Monday, February 27, 2017

Even Pa Went To The Store

Some of the Mr.'s ancestors working in the field.

     "I want to live off the land, just like my ancestors did."  

     Ummmm... what?  In an ongoing quest to be more sustainable, people often turn to their ancestors to find answers (even us).  Thoughts of their grandparents picking huckleberries and hoeing their gardens during the Great Depression, their great great grandparents camping in covered wagons on the open prairie with hundreds of buffalo off in the distance, and their namesakes in a new world carving a life in the woodlands of the east, come to mind.   Yet, there is something we forget, or maybe our idealistic desires tend to ignore or overlook, the simple fact that even Pa went to the store.  

     I know, I know.  It sounds crazy, but the more I think about this whole "completely sustainable" lifestyle many of us would love to have, the more crazy it all seems.

My great grandmother (the little girl) and her relatives picking beans in 1918.

     Think about Laura Ingalls Wilder, arguably the most famous pioneer in America.  She was born just a few years after the American Civil War, and traveled westward with her family towards Indian Territory.  In her very first book of the Little House series set deep in the Wisconsin woods in Little House in the Big Woods, as soon as the crops came in after the season's sugar snow, the whole family piled into a wagon and made the seven-mile trek to Pepin, and they traded at the store in the chapter "Going to TOWN."  Why?  Because even though the Ingalls family were growing crops, Ma needed calico for clothing, Pa wanted tobacco for his pipe, and the family desired store bought sugar (instead of sugar made from their maple syrup) and tea (not to mention candy for Laura and Mary).  

     By the next book in the series, Little House on the Prairie, they were now in route from Wisconsin to Oklahoma.  After settling in Oklahoma and putting up a homestead, Pa left and made the four-day long 'round trip to Independence in the chapter "Pa Goes To Town."  Why?  Because, once again, they couldn't grow everything they needed on the prairie.  Once again, they were after that store bought sugar among the other goods they needed including window pane glass, nails, fat pork, salt, and cornmeal.
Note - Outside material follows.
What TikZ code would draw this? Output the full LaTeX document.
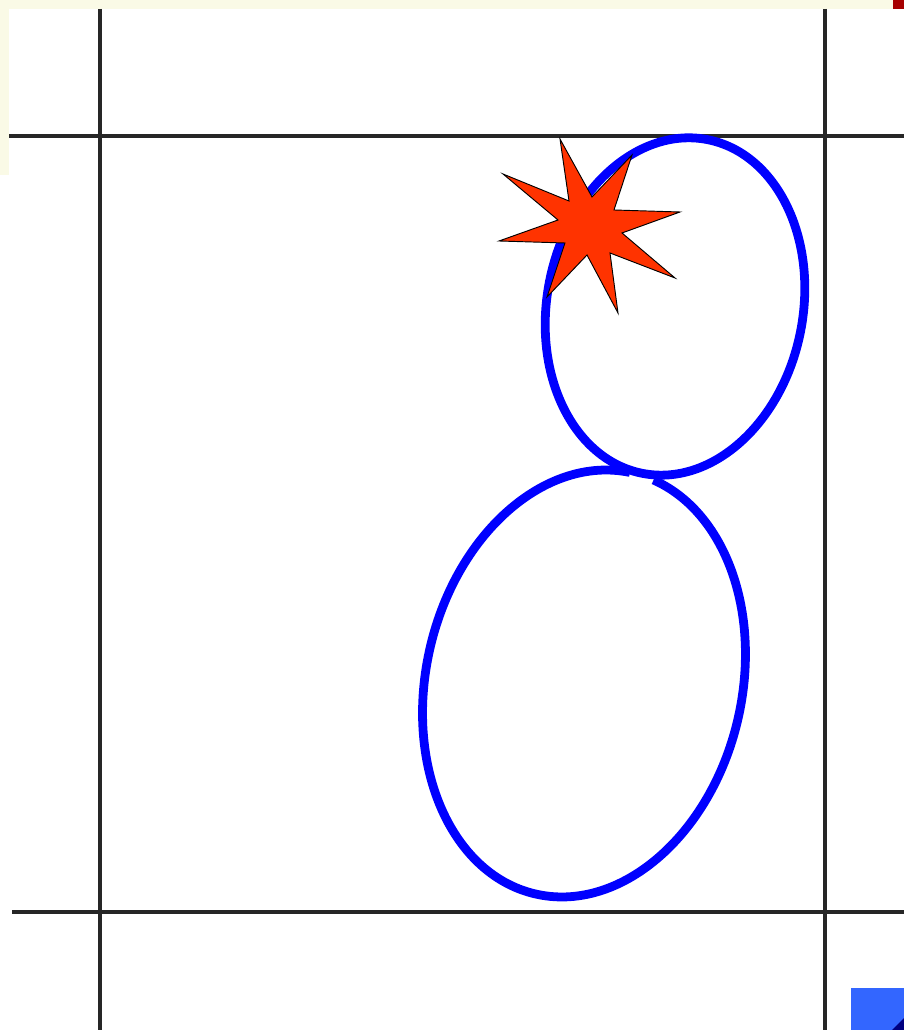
\documentclass[tikz,border=0pt]{standalone}
\usepackage{xcolor}
\usepackage{tikz}
\definecolor{burstred}{HTML}{FF3300}
\definecolor{paper}{HTML}{FAFAE6}
\definecolor{tabblue}{HTML}{3366FF}

\begin{document}
\begin{tikzpicture}[x=0.3mm, y=0.3mm,
  gridline/.style={line width=3.2pt, black!85},
  loop/.style={line width=7.5pt, blue},
  burst/.style={draw=black, line width=0.8pt, fill=burstred, line join=miter},
  patch/.style={draw=none}
]
\useasboundingbox (0,0) rectangle (904,1030);

\fill[paper] (0,1021) rectangle (904,1030);
\fill[paper] (0,855) rectangle (9,1030);
\fill[red!65!black] (893,1021) rectangle (904,1030);
\fill[tabblue] (851,0) rectangle (904,42);
\fill[blue!50!black] (892,0) -- (904,0) -- (904,12) -- cycle;

\coordinate (topL) at (9,894);
\coordinate (topR) at (904,894);
\coordinate (botL) at (12,118);
\coordinate (botR) at (904,118);
\coordinate (leftT) at (100,1021);
\coordinate (leftB) at (100,0);
\coordinate (rightT) at (825,1021);
\coordinate (rightB) at (825,0);

\draw[gridline] (topL) -- (topR);
\draw[gridline] (botL) -- (botR);
\draw[gridline] (leftT) -- (leftB);
\draw[gridline] (rightT) -- (rightB);

\draw[loop, shift={(675,723.5)}, rotate=-11] (0,0) ellipse [x radius=128, y radius=170];
\draw[loop, shift={(584,346.5)}, rotate=-13] (91:158 and 216) arc [start angle=91, end angle=442, x radius=158, y radius=216];

\draw[burst] (560,891) -- (592,833) -- (632,875) -- (614,820) -- (680,818) -- (622,797)
  -- (675,752) -- (610,777) -- (618,717) -- (587,775) -- (547,733) -- (565,787)
  -- (499,789) -- (558,810) -- (503,856) -- (569,829) -- cycle;

\end{tikzpicture}
\end{document}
     Once you stop and really think about it, the Ingalls family wasn't really living off the land at all!    In fact, as the books progressed, the family became more and more entrenched in the life of towns, and less and less worried about being completely sustainable.  By The Long Winter, Pa Ingalls and the townspeople didn't almost run out of food because they didn't plant enough, it's because the trains couldn't make it through and therefore there was none to buy.  It left me thinking maybe our ancestors didn't want to be sustainable after all.  Maybe they were trying to live a sustainable lifestyle because they had to.  

My great grandmother and two of her brothers feeding the poultry in 1919.

    So here we all are trying our best, striving to live the way our ancestors did, when in reality, they may have wanted nothing more than to the live the lifestyle we are presently trying to escape.  It certainly makes me think.  What do you think?  Did our ancestors desire to be sustainable, or were they trying to be sustainable because they needed to in order to survive?

My great great grandmother with the family cow in 1918.

1 comment:

  1. I believe that they did so to survive. That's how they were raised and all they knew.There were no strip malls and big box stores. It's a hard life and people were attracted to what to them would make a simpler life, so it's funny how that now we look back to that as simpler. For me this life style is about growing and raising my own food so that I know what I'm eating, loving nature and being able to live in the country and learning to live with less. For me this creates a sense of peace that I never had when I lived in the burbs with a 9-5.